Esa corriente conservadora está retornando con renovados bríos, entusiasmada por el impulso inicial brindado por el conflicto abierto con el sector del campo privilegiado. Del mismo modo que a lo largo de la extensa puja por la renta agropecuaria, protagonistas del poder económico con un coro de voceros entusiastas avanzan con definiciones subvirtiendo los conceptos, asignándole al otro sus propios despropósitos. Así, los cortes de rutas de productores del campo no fueron violentos sino que la violencia se encontraba en quienes los criticaban, o el shock inflacionario por desabastecimiento no fue provocado por la interrupción del paso de camiones con alimentos, sino que el alza de precio se debió a la política económica que disponía retenciones a las exportaciones.

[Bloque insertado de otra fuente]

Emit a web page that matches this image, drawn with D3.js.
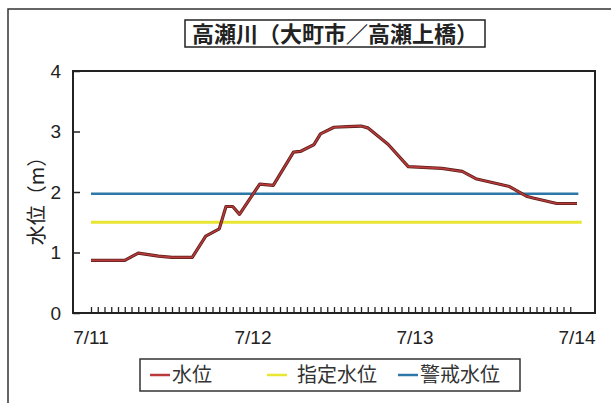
<!DOCTYPE html>
<html>
<head>
<meta charset="utf-8">
<script src="https://cdn.jsdelivr.net/npm/d3@7"></script>
<style>
  body { margin: 0; background: #fff; }
  svg { display: block; font-family: "Liberation Sans", Arial, "Noto Sans CJK JP", sans-serif; }
  .jp { font-family: "Noto Sans CJK JP", sans-serif; }
</style>
</head>
<body>
<svg id="chart"></svg>
<script>
// hours since 7/11 00:00 and water level (m)
const hours  = [0, 5, 7, 10, 12, 15, 17, 19, 20, 21, 22, 25, 27, 30, 31, 33, 34, 36, 38, 40, 41, 44, 47, 52, 55, 57, 62, 64.5, 65.5, 69, 72];
const levels = [0.87, 0.87, 0.99, 0.94, 0.92, 0.92, 1.27, 1.39, 1.76, 1.76, 1.63, 2.13, 2.11, 2.66, 2.67, 2.78, 2.96, 3.07, 3.08, 3.09, 3.06, 2.79, 2.42, 2.39, 2.34, 2.22, 2.09, 1.93, 1.90, 1.81, 1.81];
const designatedLevel = 1.5;   // 指定水位
const warningLevel = 1.97;     // 警戒水位
const dayLabels = ["7/11", "7/12", "7/13", "7/14"];
const yTicks = [0, 1, 2, 3, 4];
const legendNames = ["水位", "指定水位", "警戒水位"];
const legendColors = ["#b83a3a", "#e8e632", "#2d78a8"];

const width = 611, height = 403;
const svg = d3.select("#chart").attr("width", width).attr("height", height);

const x = d3.scaleLinear().domain([0, 72]).range([91, 577]);
const y = d3.scaleLinear().domain([0, 4]).range([313, 71]);
const left = 73, right = 595;

// outer frame (top and left only are visible)
svg.append("path").attr("d", "M8,403V9H611").attr("fill", "none").attr("stroke", "#333").attr("stroke-width", 1.5);

// title
svg.append("rect").attr("x", 185).attr("y", 20).attr("width", 300).attr("height", 27)
  .attr("fill", "none").attr("stroke", "#222").attr("stroke-width", 1.5);
svg.append("text").attr("class", "jp").attr("x", 335).attr("y", 42).attr("text-anchor", "middle")
  .attr("font-size", 22).attr("font-weight", "bold").attr("fill", "#222")
  .text("高瀬川（大町市／高瀬上橋）");

// plot frame
svg.append("rect").attr("x", left).attr("y", y(4)).attr("width", right - left).attr("height", y(0) - y(4))
  .attr("fill", "none").attr("stroke", "#222").attr("stroke-width", 2);

// y axis
const yAxis = d3.axisLeft(y).tickValues(yTicks).tickSize(-7).tickPadding(12).tickFormat(d3.format("d"));
const gy = svg.append("g").attr("transform", `translate(${left},0)`).call(yAxis);
gy.select(".domain").remove();
gy.selectAll("text").attr("font-size", 19).attr("fill", "#222");
gy.selectAll("line").attr("stroke", "#222").attr("stroke-width", 1.5);

svg.append("text").attr("class", "jp")
  .attr("transform", "translate(44,196) rotate(-90)")
  .attr("text-anchor", "middle").attr("font-size", 20).attr("fill", "#222")
  .text("水位（m）");

// x axis: hourly inward ticks
const xAxis = d3.axisBottom(x).tickValues(d3.range(0, 72)).tickSize(-5).tickFormat("");
const gx = svg.append("g").attr("transform", `translate(0,${y(0) - 1})`).call(xAxis);
gx.select(".domain").remove();
gx.selectAll("line").attr("stroke", "#222").attr("stroke-width", 1.3);

svg.append("g").selectAll("text").data(dayLabels).join("text")
  .attr("x", (d, i) => x(i * 24)).attr("y", 344)
  .attr("text-anchor", "middle").attr("font-size", 19).attr("fill", "#222")
  .text(d => d);

// reference lines
svg.append("line").attr("x1", x(0)).attr("x2", x(72.7))
  .attr("y1", y(designatedLevel)).attr("y2", y(designatedLevel))
  .attr("stroke", legendColors[1]).attr("stroke-width", 3);
svg.append("line").attr("x1", x(0)).attr("x2", x(72.2))
  .attr("y1", y(warningLevel)).attr("y2", y(warningLevel))
  .attr("stroke", legendColors[2]).attr("stroke-width", 2.5);

// water level line
const line = d3.line().x((d, i) => x(hours[i])).y(d => y(d));
svg.append("path").datum(levels).attr("d", line)
  .attr("fill", "none").attr("stroke", "#5a1f1a").attr("stroke-width", 3.2).attr("stroke-linejoin", "round");
svg.append("path").datum(levels).attr("d", line)
  .attr("fill", "none").attr("stroke", legendColors[0]).attr("stroke-width", 1.6).attr("stroke-linejoin", "round");

// legend
svg.append("rect").attr("x", 140).attr("y", 359).attr("width", 380).attr("height", 32)
  .attr("fill", "none").attr("stroke", "#333").attr("stroke-width", 1.5);
const legendX = [150, 267, 398];
const lg = svg.append("g").selectAll("g").data(legendNames).join("g")
  .attr("transform", (d, i) => `translate(${legendX[i]},375)`);
lg.append("line").attr("x1", 0).attr("x2", 20).attr("y1", 0).attr("y2", 0)
  .attr("stroke", (d, i) => legendColors[i]).attr("stroke-width", 2.5);
lg.append("text").attr("class", "jp").attr("x", (d, i) => i === 1 ? 30 : 22).attr("y", 7)
  .attr("font-size", 20).attr("fill", "#333").text(d => d);
</script>
</body>
</html>
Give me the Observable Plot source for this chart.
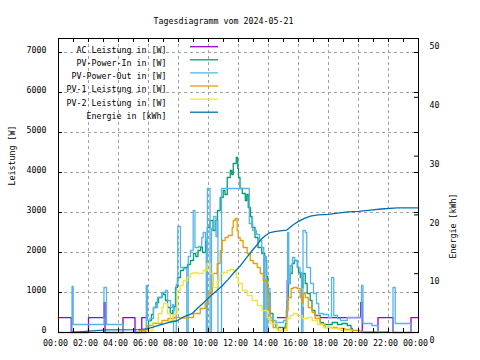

La definición de Rattazzi encierra esa misma confusión: la pobreza no fue generada por un modelo agroexportador y de valorización financiera, sino por un modelo de desarrollo con cierta autonomía. Se trata de una propuesta que en esa tergiversación busca archivar la idea de vivir con lo nuestro para imponer la de que unos pocos puedan vivir con lo ajeno.